Surratt and her co-conspirators were tried in Grant Hall and hung just outside the building.

“There are so many documented cases of people who lived in the building when it was married officers’ quarters and they related stories of their sick children, all of sudden they become very quiet,” said Holien. “The next day after the fever broke and the parents went back in to see the children, they asked why did they become quiet?”

The children responded, “the lady standing behind you put her finger to her lips, the universal sign to be quiet, so they got quiet.”

When the children were shown a picture of Surratt, they said “yes, that’s the lady,” said Holien.

People would also come back to their quarters in the building and find everything had been turned upside down.

“The people who used Building 21 as an office building after the married quarters were done away with, the people from the National Defense University, said many times they would come into a conference room and find the chairs upside down,” said Holien. “The conference room had been locked, the building had been locked,”

A Catholic chaplain, a former Golden Gloves boxing champion, who was stationed at the base in the 1990s, told Holien that he had to leave the building.

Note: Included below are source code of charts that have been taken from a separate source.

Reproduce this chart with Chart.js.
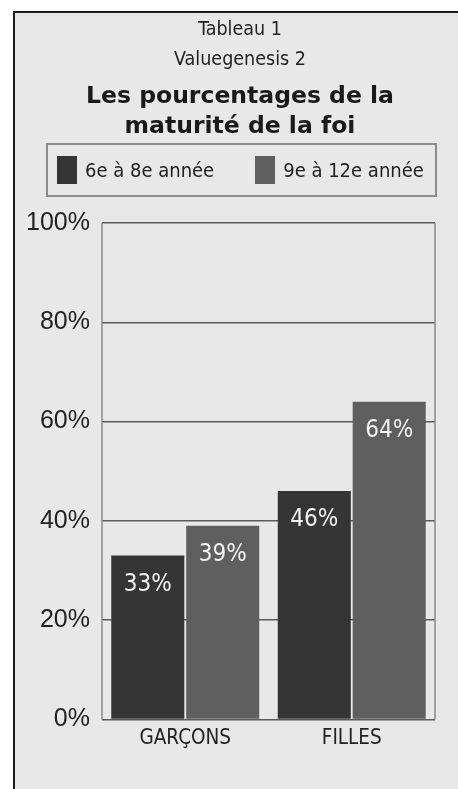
<!DOCTYPE html>
<html>
<head>
<meta charset="utf-8">
<script src="https://cdn.jsdelivr.net/npm/chart.js@4.4.1/dist/chart.umd.min.js"></script>
<style>
  body { margin: 0; background: #fff; }
  #wrap { position: relative; width: 458px; height: 789px; overflow: hidden; }
  #panel {
    position: absolute; left: 13px; top: 11px; width: 460px; height: 790px;
    background: #e8e8e8; border-left: 2px solid #1c1c1c; border-top: 2px solid #1c1c1c;
  }
  #chart { position: absolute; left: 0; top: 0; }
  #legend {
    position: absolute; left: 46px; top: 143px; width: 391px; height: 54px;
    box-sizing: border-box; border: 2px solid #8c8c8c;
    display: flex; align-items: center; padding-left: 9px; gap: 41px;
    font-family: 'DejaVu Sans Condensed', 'DejaVu Sans', sans-serif;
    font-size: 20px; color: #222; white-space: nowrap;
  }
  #legend .item { display: flex; align-items: center; }
  #legend .sw { width: 20px; height: 28px; margin-right: 8px; }
</style>
</head>
<body>
<div id="wrap">
  <div id="panel"></div>
  <canvas id="chart" width="480" height="789"></canvas>
  <div id="legend"></div>
</div>
<script>
var categories = ['GARÇONS', 'FILLES'];
var seriesNames = ['6e à 8e année', '9e à 12e année'];
var grade6to8 = [33, 46];
var grade9to12 = [39, 64];
var yTicks = [0, 20, 40, 60, 80, 100];

var narrow = "'DejaVu Sans Condensed', 'DejaVu Sans', sans-serif";
var colors = ['#353535', '#5f5f5f'];

// white percentage labels inside the top of each bar
var barLabels = {
  id: 'barLabels',
  afterDatasetsDraw: function (chart) {
    var ctx = chart.ctx;
    ctx.save();
    ctx.fillStyle = '#f2f2f2';
    ctx.font = '24px ' + narrow;
    ctx.textAlign = 'center';
    ctx.textBaseline = 'middle';
    chart.data.datasets.forEach(function (ds, i) {
      chart.getDatasetMeta(i).data.forEach(function (bar, j) {
        ctx.fillText(ds.data[j] + '%', bar.x, bar.y + 29);
      });
    });
    ctx.restore();
  }
};

// grey side lines of the plot frame
var frame = {
  id: 'frame',
  beforeDatasetsDraw: function (chart) {
    var a = chart.chartArea, ctx = chart.ctx;
    ctx.save();
    ctx.strokeStyle = '#8a8a8a';
    ctx.lineWidth = 1.5;
    ctx.beginPath();
    ctx.moveTo(a.left, a.top); ctx.lineTo(a.left, a.bottom);
    ctx.moveTo(a.right, a.top); ctx.lineTo(a.right, a.bottom);
    ctx.stroke();
    ctx.restore();
  }
};

var chart = new Chart(document.getElementById('chart'), {
  type: 'bar',
  data: {
    labels: categories,
    datasets: [
      { label: seriesNames[0], data: grade6to8, backgroundColor: colors[0], borderWidth: 0 },
      { label: seriesNames[1], data: grade9to12, backgroundColor: colors[1], borderWidth: 0 }
    ]
  },
  options: {
    responsive: false,
    animation: false,
    devicePixelRatio: 1,
    categoryPercentage: 0.9,
    barPercentage: 0.975,
    layout: { padding: { left: 0, right: 0, top: 0, bottom: 31 } },
    plugins: {
      legend: { display: false },
      tooltip: { enabled: false },
      title: {
        display: true,
        text: ['Tableau 1', 'Valuegenesis 2'],
        color: '#222',
        font: { family: narrow, size: 19.5, weight: 'normal', lineHeight: '30px' },
        padding: { top: 15, bottom: 0 }
      },
      subtitle: {
        display: true,
        text: ['Les pourcentages de la', 'maturité de la foi'],
        color: '#1a1a1a',
        font: { family: "'DejaVu Sans', sans-serif", size: 23.5, weight: 'bold', lineHeight: '30px' },
        padding: { top: 7, bottom: 81 }
      }
    },
    scales: {
      x: {
        grid: { display: false, drawTicks: false },
        border: { display: false },
        ticks: { color: '#222', padding: 7, font: { family: narrow, size: 20.5 } }
      },
      y: {
        min: 0,
        max: 100,
        afterFit: function (scale) { scale.width = 102; },
        afterBuildTicks: function (scale) {
          scale.ticks = yTicks.map(function (v) { return { value: v }; });
        },
        grid: { color: '#5a5a5a', lineWidth: 1.5, drawTicks: false },
        border: { display: false },
        ticks: {
          color: '#222',
          padding: 12,
          font: { family: "'Liberation Sans', Arial, sans-serif", size: 25 },
          callback: function (v) { return v + '%'; }
        }
      },
      // empty right axis keeps the plot edge at the frame
      yRight: {
        position: 'right',
        min: 0,
        max: 100,
        afterFit: function (scale) { scale.width = 45; },
        grid: { display: false, drawTicks: false },
        border: { display: false },
        ticks: { display: false }
      }
    }
  },
  plugins: [barLabels, frame]
});

// legend built from the datasets
var legendEl = document.getElementById('legend');
chart.data.datasets.forEach(function (ds) {
  var item = document.createElement('div');
  item.className = 'item';
  var sw = document.createElement('span');
  sw.className = 'sw';
  sw.style.background = ds.backgroundColor;
  var txt = document.createElement('span');
  txt.textContent = ds.label;
  item.appendChild(sw);
  item.appendChild(txt);
  legendEl.appendChild(item);
});
</script>
</body>
</html>
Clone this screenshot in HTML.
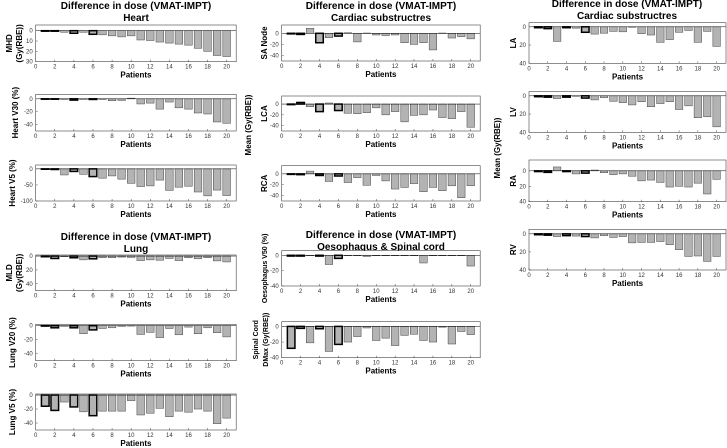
<!DOCTYPE html>
<html><head><meta charset="utf-8"><style>
html,body{margin:0;padding:0;background:#fff;}
svg{display:block;font-family:"Liberation Sans",Arial,sans-serif;}
</style></head><body>
<svg id="fig" width="727" height="448" viewBox="0 0 727 448" xmlns="http://www.w3.org/2000/svg">
<g font-weight="bold" font-size="10" text-anchor="middle" fill="#000">
<text x="136" y="9">Difference in dose (VMAT-IMPT)</text>
<text x="136" y="21">Heart</text>
<text x="136" y="240">Difference in dose (VMAT-IMPT)</text>
<text x="136" y="252">Lung</text>
<text x="381" y="9">Difference in dose (VMAT-IMPT)</text>
<text x="381" y="21">Cardiac substructres</text>
<text x="381" y="238">Difference in dose (VMAT-IMPT)</text>
<text x="381" y="250">Oesophagus &amp; Spinal cord</text>
<text x="627" y="7">Difference in dose (VMAT-IMPT)</text>
<text x="627" y="19">Cardiac substructres</text>
</g>
<g font-weight="bold" font-size="8" text-anchor="middle">
<text transform="translate(251,125) rotate(-90)">Mean (Gy(RBE))</text>
<text transform="translate(500,148) rotate(-90)">Mean (Gy(RBE))</text>
</g>
</svg>
<script>
const patients = [1,2,3,4,5,6,7,8,9,10,11,12,13,14,15,16,17,18,19,20];
const highlighted = [1,2,4,6];
const mhd = [-0.5,-0.5,-1.5,-2.5,-1.5,-3.5,-4,-5,-6,-5,-9,-9.5,-11,-12,-13,-14,-17,-20,-24,-25];
const heartV30 = [-0.5,-0.5,-1,-2,-1,-1,-1,-3,-2.5,1,-8,-6.7,-16,-5,-14,-16,-22,-23.6,-36,-38];
const heartV5 = [-1,-2,-19,-8,-17,-24,-29,-22,-32,-45,-55,-53,-35,-67,-57,-54,-72,-84,-66,-83];
const mld = [-1,-3.5,-1,-2.5,-5.5,-4,-2.5,-2.5,-1.5,-2,-6.5,-5.5,-6,-3.5,-6.5,-2.5,-4,-2.5,-7,-8.5];
const lungV20 = [-0.5,-3,-1,-3,-11.5,-6,-4,-3,-1,0,-12.5,-9.5,-17,-4,-13,-2,-11.5,-3,-10,-16];
const lungV5 = [-16,-22,-10,-17,-24,-29.5,-23,-23,-23,-8,-28.5,-26,-19,-31,-23,-24.5,-20,-23,-41,-33];
const saNode = [-1,-2,9,-17,-8,-5,1,-15.5,0.5,-3,-4,-3,-17,-20,-17,-30,0.5,-8.5,-6,-10];
const lca = [-1,3,-5,-14,2,-12,-17,-18,-16,-7,-20,-14,-33,-21,-20,-11,-25,-27,-14,-43];
const rca = [-1,-1.5,5,-3,-14,-4,-16,-7,-21,-3,-13,-28,-25,-18,-33,-25,-31,-22,-44,-22];
const oesoV50 = [-1,-1,0,-1,-12,-4,0,0,-1.5,0,0,-0.5,0,0,-10,0,0,0,0,-14];
const spinalDmax = [-28,-2.5,-21,-3,-32,-23,-20,-13,-2,-18,-15,-24.5,-11.5,-10,-18,-20,-1,-22.5,-6.5,-10.5];
const la = [-1,-2,-16,-1,-1.5,-6,-8,-7,-5,-5.5,-0.5,-7.5,-9,-17,-14,-6,-4,-17,-5,-21.5];
const lv = [-1,-1.5,-3,-1.5,-0.5,-2.5,-4.5,-2,-6,-7.5,-10,-6.5,-12,-8.5,-6.5,-15,-11,-24,-23,-34];
const ra = [-1,-2,5,-1,-4,-3,1,-2.5,-5,-4,-7,-13,-12,-15,-21,-20,-21,-16,-30,-11];
const rv = [-1,-1.5,-3,-2,-2.5,-3,-4.5,-2,-4,-3,-10,-9.5,-9.5,-8.5,-12,-17.5,-25,-24.5,-30.5,-25];
const xTicks = [0,2,4,6,8,10,12,14,16,18,20];
const ticks20 = [0,-20,-40];
const ticks10 = [0,-10,-20,-30];
const ticks50 = [0,-50,-100];

const NS='http://www.w3.org/2000/svg';
const svg=document.getElementById('fig');
function mk(tag,attrs,parent){const e=document.createElementNS(NS,tag);for(const k in attrs)e.setAttribute(k,attrs[k]);parent.appendChild(e);return e;}

const panels=[
 {id:'mhd',vals:mhd,l:35.7,r:236.2,t:25,b:61.7,ymin:-30,ymax:5.5,ticks:ticks10,neg:false,yl:['MHD','(Gy(RBE))'],ylx:[9,19],fs:8},
 {id:'heart-v30',vals:heartV30,l:35.7,r:236.2,t:94.3,b:131,ymin:-50,ymax:7,ticks:ticks20,neg:true,yl:['Heart V30 (%)'],ylx:[15],fs:8},
 {id:'heart-v5',vals:heartV5,l:35.7,r:236.2,t:165,b:201,ymin:-100,ymax:12,ticks:ticks50,neg:true,yl:['Heart V5 (%)'],ylx:[12],fs:8},
 {id:'mld',vals:mld,l:35.7,r:236.2,t:255,b:290.7,ymin:-50,ymax:1.5,ticks:ticks20,neg:false,yl:['MLD','(Gy(RBE))'],ylx:[9,19],fs:8},
 {id:'lung-v20',vals:lungV20,l:35.7,r:236.2,t:324.3,b:360.7,ymin:-50,ymax:2,ticks:ticks20,neg:true,yl:['Lung V20 (%)'],ylx:[12],fs:8},
 {id:'lung-v5',vals:lungV5,l:35.7,r:236.2,t:394,b:430,ymin:-50,ymax:1.5,ticks:ticks20,neg:true,yl:['Lung V5 (%)'],ylx:[12],fs:8},
 {id:'sa-node',vals:saNode,l:281.7,r:480.2,t:25,b:61,ymin:-50,ymax:15,ticks:ticks20,neg:true,yl:['SA Node'],ylx:[264],fs:8},
 {id:'lca',vals:lca,l:281.7,r:480.2,t:96,b:131,ymin:-50,ymax:15,ticks:ticks20,neg:true,yl:['LCA'],ylx:[264],fs:8},
 {id:'rca',vals:rca,l:281.7,r:480.2,t:165.7,b:201,ymin:-50,ymax:15,ticks:ticks20,neg:true,yl:['RCA'],ylx:[264],fs:8},
 {id:'oeso-v50',vals:oesoV50,l:281.7,r:480.2,t:250.7,b:286,ymin:-40,ymax:6,ticks:ticks20,neg:true,yl:['Oesophagus V50 (%)'],ylx:[264],fs:7},
 {id:'spinal-dmax',vals:spinalDmax,l:281.7,r:480.2,t:321.7,b:357.7,ymin:-40,ymax:6,ticks:ticks20,neg:true,yl:['Spinal Cord','DMax (Gy(RBE))'],ylx:[255,265],fs:7},
 {id:'la',vals:la,l:529,r:726,t:22.7,b:63.3,ymin:-40,ymax:4.5,ticks:ticks20,neg:false,yl:['LA'],ylx:[513],fs:8},
 {id:'lv',vals:lv,l:529,r:726,t:91.7,b:132.3,ymin:-40,ymax:4.5,ticks:ticks20,neg:false,yl:['LV'],ylx:[513],fs:8},
 {id:'ra',vals:ra,l:529,r:726,t:160,b:201.7,ymin:-40,ymax:14,ticks:ticks20,neg:false,yl:['RA'],ylx:[513],fs:8},
 {id:'rv',vals:rv,l:529,r:726,t:229.3,b:270,ymin:-40,ymax:5,ticks:ticks20,neg:false,yl:['RV'],ylx:[513],fs:8}
];

panels.forEach(p=>{
 const g=mk('g',{},svg);
 
 
 const xs=v=>p.l+(v/21)*(p.r-p.l);
 const ys=v=>p.t+(p.ymax-v)/(p.ymax-p.ymin)*(p.b-p.t);
 mk('rect',{x:p.l,y:p.t,width:p.r-p.l,height:p.b-p.t,fill:'#fff',stroke:'none'},g);
 p.vals.forEach((v,i)=>{
  const pt=patients[i];
  const hl=highlighted.indexOf(pt)>=0;
  const y0=ys(0),y1=ys(v);
  const r=mk('rect',{x:xs(pt-0.4),y:Math.min(y0,y1),width:xs(pt+0.4)-xs(pt-0.4),height:Math.max(Math.abs(y1-y0),0.4),fill:'#b3b3b3',stroke:hl?'#000':'#444','stroke-width':hl?1.5:0.5},g);
  
  
 });
 mk('line',{x1:p.l,x2:p.r,y1:ys(0),y2:ys(0),stroke:'#000','stroke-width':0.5},g);
 mk('rect',{x:p.l,y:p.t,width:p.r-p.l,height:p.b-p.t,fill:'none',stroke:'#444','stroke-width':0.6},g);
 xTicks.forEach(t=>{
  mk('line',{x1:xs(t),x2:xs(t),y1:p.b,y2:p.b-2,stroke:'#444','stroke-width':0.5},g);
  const tx=mk('text',{x:xs(t),y:p.b+7,'font-size':6,'text-anchor':'middle',fill:'#333'},g);
  tx.textContent=t;
  
  
 });
 p.ticks.forEach(t=>{
  mk('line',{x1:p.l,x2:p.l+2,y1:ys(t),y2:ys(t),stroke:'#444','stroke-width':0.5},g);
  const tx=mk('text',{x:p.l-3,y:ys(t)+2,'font-size':6,'text-anchor':'end',fill:'#333'},g);
  tx.textContent=p.neg?String(t):String(Math.abs(t));
  
  
 });
 const xl=mk('text',{x:(p.l+p.r)/2,y:p.b+16,'font-size':8,'font-weight':'bold','text-anchor':'middle'},g);
 xl.textContent='Patients';
 
 
 p.yl.forEach((s,k)=>{
  const cy=(p.t+p.b)/2;
  const yl=mk('text',{transform:'translate('+(p.ylx[k]+3)+','+cy+') rotate(-90)','font-size':p.fs,'font-weight':'bold','text-anchor':'middle'},g);
  yl.textContent=s;
  
  
 });
});
</script>
</body></html>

“One night he came back into the building. The building was locked as it should be,  his apartment was locked as it should be,” said Holien. “He went into the laundry room and the washer and dryer were facing the wall.”

Holien also recounted what happened to him when he was giving Hollywood actress Connie Stevens and her entourage a tour of the building.

The group was on the third floor of the building, in a side room off the Surratt trial room.

“I’m backing into the side room, which overlooked where the gallows were, and all of a sudden the entourage start backing away from me,” he said. “I stopped and said what’s the problem.”

The group told Holien to turn around. That’s when he spotted 200 to 300 dead flies in the corner.

“It didn’t affect me,” said Holien, who was told that the dead flies meant a ghost was in the room.

Holien says Fort McNair is reportedly haunted by another ghost, that of Walter Reed, the doctor who discovered that mosquitos carry yellow fever. Reed died of blood poisoning after emergency surgery for appendicitis at the base’s medical center.

“Many of the medical staff, doctors, nurses, say they have seen an apparition,” said Holien.